**Stated goal:**
Copy exactly the lines that run from the top of the listing to the line containing "const markerX = [0.43, 1.06];", both ends included, and omit the pictures.
####################
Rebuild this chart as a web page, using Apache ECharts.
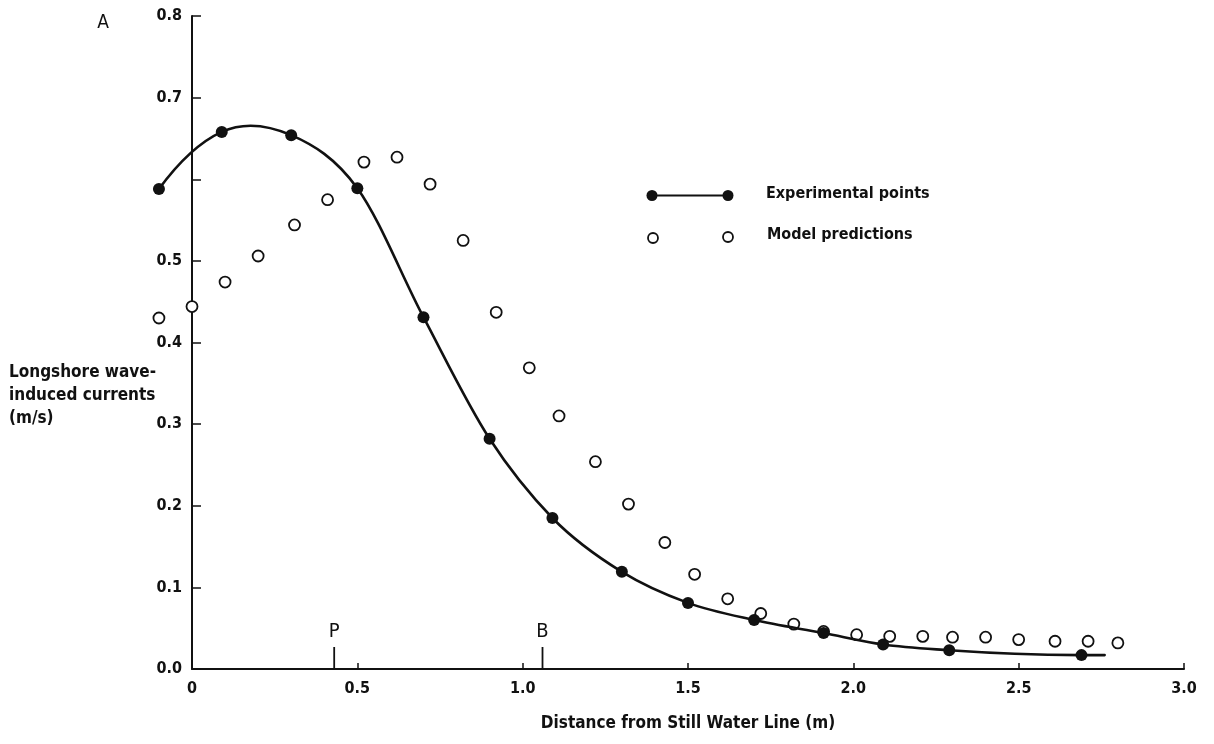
<!DOCTYPE html>
<html>
<head>
<meta charset="utf-8">
<title>Longshore wave-induced currents</title>
<script src="https://cdn.jsdelivr.net/npm/echarts@6/dist/echarts.min.js"></script>
<style>
  html, body { margin: 0; padding: 0; background: #fff; }
  #chart { width: 1214px; height: 744px; }
</style>
</head>
<body>
<div id="chart"></div>
<script>
// Distance from still water line (m) and measured longshore current (m/s)
const expX = [-0.10, 0.09, 0.30, 0.50, 0.70, 0.90, 1.09, 1.30, 1.50, 1.70, 1.91, 2.09, 2.29, 2.69];
const expY = [0.588, 0.658, 0.654, 0.589, 0.431, 0.282, 0.185, 0.119, 0.081, 0.060, 0.044, 0.030, 0.023, 0.017];
// where the fitted curve through the experimental points stops
const curveEnd = [2.76, 0.017];

// Model predictions (m/s)
const modX = [-0.10, 0.00, 0.10, 0.20, 0.31, 0.41, 0.52, 0.62, 0.72, 0.82, 0.92, 1.02, 1.11, 1.22, 1.32,
              1.43, 1.52, 1.62, 1.72, 1.82, 1.91, 2.01, 2.11, 2.21, 2.30, 2.40, 2.50, 2.61, 2.71, 2.80];
const modY = [0.430, 0.444, 0.474, 0.506, 0.544, 0.575, 0.621, 0.627, 0.594, 0.525, 0.437, 0.369, 0.310, 0.254, 0.202,
              0.155, 0.116, 0.086, 0.068, 0.055, 0.046, 0.042, 0.040, 0.040, 0.039, 0.039, 0.036, 0.034, 0.034, 0.032];

// Reference positions marked on the distance axis
const markerNames = ['P', 'B'];
const markerX = [0.43, 1.06];

// Tick labels (0.6 is left unlabelled)
const xTickLabels = ['0', '0.5', '1.0', '1.5', '2.0', '2.5', '3.0'];
const yTickLabels = ['0.0', '0.1', '0.2', '0.3', '0.4', '0.5', '', '0.7', '0.8'];

const FONT = '"DejaVu Sans Condensed", "DejaVu Sans", sans-serif';
const INK = '#111';

const chart = echarts.init(document.getElementById('chart'), null, { renderer: 'canvas' });

const expData = expX.map((x, i) => [x, expY[i]]);
const modData = modX.map((x, i) => [x, modY[i]]);
const markerData = markerX.map((x, i) => ({ name: markerNames[i], value: [x, 0] }));

// Smooth curve through the experimental points: cubic Hermite segments
// (three-point slopes) expressed as Bezier curves in pixel space.
function renderCurve(params, api) {
  const pts = expX.map((x, i) => api.coord([x, expY[i]]));
  pts.push(api.coord(curveEnd));
  const n = pts.length;
  const d = [];
  for (let i = 0; i < n - 1; i++) {
    d.push((pts[i + 1][1] - pts[i][1]) / (pts[i + 1][0] - pts[i][0]));
  }
  const s = new Array(n);
  for (let i = 1; i < n - 1; i++) {
    const h0 = pts[i][0] - pts[i - 1][0];
    const h1 = pts[i + 1][0] - pts[i][0];
    s[i] = (d[i - 1] * h1 + d[i] * h0) / (h0 + h1);
  }
  s[0] = 2 * d[0] - s[1];
  s[n - 1] = 2 * d[n - 2] - s[n - 2];
  const children = [];
  for (let i = 0; i < n - 1; i++) {
    const h = (pts[i + 1][0] - pts[i][0]) / 3;
    children.push({
      type: 'bezierCurve',
      shape: {
        x1: pts[i][0], y1: pts[i][1],
        cpx1: pts[i][0] + h, cpy1: pts[i][1] + s[i] * h,
        cpx2: pts[i + 1][0] - h, cpy2: pts[i + 1][1] - s[i + 1] * h,
        x2: pts[i + 1][0], y2: pts[i + 1][1]
      },
      style: { stroke: INK, lineWidth: 2.6, fill: null, lineCap: 'round' }
    });
  }
  return { type: 'group', children: children };
}

chart.setOption({
  animation: false,
  backgroundColor: '#fff',
  grid: { left: 192, right: 30, top: 16, bottom: 75, containLabel: false },
  xAxis: {
    type: 'value',
    min: 0, max: 3, interval: 0.5,
    name: 'Distance from Still Water Line (m)',
    nameLocation: 'middle',
    nameGap: 46,
    nameTextStyle: { fontFamily: FONT, fontWeight: 'bold', fontSize: 17, color: INK },
    axisLine: { show: true, onZero: false, lineStyle: { color: INK, width: 2 } },
    axisTick: { show: true, inside: true, length: 6, lineStyle: { color: INK, width: 1.5 } },
    axisLabel: {
      margin: 12, fontFamily: FONT, fontWeight: 'bold', fontSize: 16, color: INK,
      formatter: (v, i) => xTickLabels[i]
    },
    splitLine: { show: false }
  },
  yAxis: {
    type: 'value',
    min: 0, max: 0.8, interval: 0.1,
    axisLine: { show: true, onZero: false, lineStyle: { color: INK, width: 2 } },
    axisTick: { show: true, inside: true, length: 9, lineStyle: { color: INK, width: 1.5 } },
    axisLabel: {
      margin: 10, fontFamily: FONT, fontWeight: 'bold', fontSize: 16, color: INK,
      formatter: (v, i) => yTickLabels[i]
    },
    splitLine: { show: false }
  },
  graphic: [
    {
      type: 'text', left: 9, top: 361,
      style: {
        text: 'Longshore wave-\ninduced currents\n(m/s)',
        font: 'bold 17px ' + FONT, fill: INK, lineHeight: 23
      }
    },
    {
      type: 'text', x: 103, y: 23,
      style: { text: 'A', font: '19px ' + FONT, fill: INK, align: 'center', verticalAlign: 'middle' }
    },
    {
      type: 'group', x: 646, y: 189,
      children: [
        { type: 'line', shape: { x1: 6, y1: 6.5, x2: 82, y2: 6.5 }, style: { stroke: INK, lineWidth: 2 } },
        { type: 'circle', shape: { cx: 6, cy: 6.5, r: 5.5 }, style: { fill: INK } },
        { type: 'circle', shape: { cx: 82, cy: 6.5, r: 5.5 }, style: { fill: INK } },
        { type: 'text', x: 120, y: 5, style: { text: 'Experimental points', font: 'bold 16px ' + FONT, fill: INK, verticalAlign: 'middle' } },
        { type: 'circle', shape: { cx: 7, cy: 49, r: 5 }, style: { fill: '#fff', stroke: INK, lineWidth: 1.8 } },
        { type: 'circle', shape: { cx: 82, cy: 48, r: 5 }, style: { fill: '#fff', stroke: INK, lineWidth: 1.8 } },
        { type: 'text', x: 121, y: 46, style: { text: 'Model predictions', font: 'bold 16px ' + FONT, fill: INK, verticalAlign: 'middle' } }
      ]
    }
  ],
  series: [
    {
      type: 'scatter',
      name: 'Model predictions',
      data: modData,
      symbol: 'circle',
      symbolSize: 11,
      itemStyle: { color: '#fff', borderColor: INK, borderWidth: 1.8, opacity: 1 },
      clip: false,
      z: 2
    },
    {
      type: 'custom',
      name: 'Experimental points',
      data: [0],
      clip: false,
      z: 3,
      renderItem: renderCurve
    },
    {
      type: 'scatter',
      name: 'Experimental points',
      data: expData,
      symbol: 'circle',
      symbolSize: 12,
      itemStyle: { color: INK, opacity: 1 },
      clip: false,
      z: 4
    },
    {
      type: 'custom',
      name: 'Markers',
      data: markerData,
      clip: false,
      z: 4,
      renderItem: function (params, api) {
        const p = api.coord([api.value(0), 0]);
        const item = markerData[params.dataIndex];
        return {
          type: 'group',
          children: [
            { type: 'line', shape: { x1: p[0], y1: p[1], x2: p[0], y2: p[1] - 22 }, style: { stroke: INK, lineWidth: 1.8 } },
            { type: 'text', x: p[0], y: p[1] - 37, style: { text: item.name, font: '20px ' + FONT, fill: INK, align: 'center', verticalAlign: 'middle' } }
          ]
        };
      }
    }
  ]
});
</script>
</body>
</html>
####################
**Result of the exercise:**
Rebuild this chart as a web page, using Apache ECharts.
<!DOCTYPE html>
<html>
<head>
<meta charset="utf-8">
<title>Longshore wave-induced currents</title>
<script src="https://cdn.jsdelivr.net/npm/echarts@6/dist/echarts.min.js"></script>
<style>
  html, body { margin: 0; padding: 0; background: #fff; }
  #chart { width: 1214px; height: 744px; }
</style>
</head>
<body>
<div id="chart"></div>
<script>
// Distance from still water line (m) and measured longshore current (m/s)
const expX = [-0.10, 0.09, 0.30, 0.50, 0.70, 0.90, 1.09, 1.30, 1.50, 1.70, 1.91, 2.09, 2.29, 2.69];
const expY = [0.588, 0.658, 0.654, 0.589, 0.431, 0.282, 0.185, 0.119, 0.081, 0.060, 0.044, 0.030, 0.023, 0.017];
// where the fitted curve through the experimental points stops
const curveEnd = [2.76, 0.017];

// Model predictions (m/s)
const modX = [-0.10, 0.00, 0.10, 0.20, 0.31, 0.41, 0.52, 0.62, 0.72, 0.82, 0.92, 1.02, 1.11, 1.22, 1.32,
              1.43, 1.52, 1.62, 1.72, 1.82, 1.91, 2.01, 2.11, 2.21, 2.30, 2.40, 2.50, 2.61, 2.71, 2.80];
const modY = [0.430, 0.444, 0.474, 0.506, 0.544, 0.575, 0.621, 0.627, 0.594, 0.525, 0.437, 0.369, 0.310, 0.254, 0.202,
              0.155, 0.116, 0.086, 0.068, 0.055, 0.046, 0.042, 0.040, 0.040, 0.039, 0.039, 0.036, 0.034, 0.034, 0.032];

// Reference positions marked on the distance axis
const markerNames = ['P', 'B'];
const markerX = [0.43, 1.06];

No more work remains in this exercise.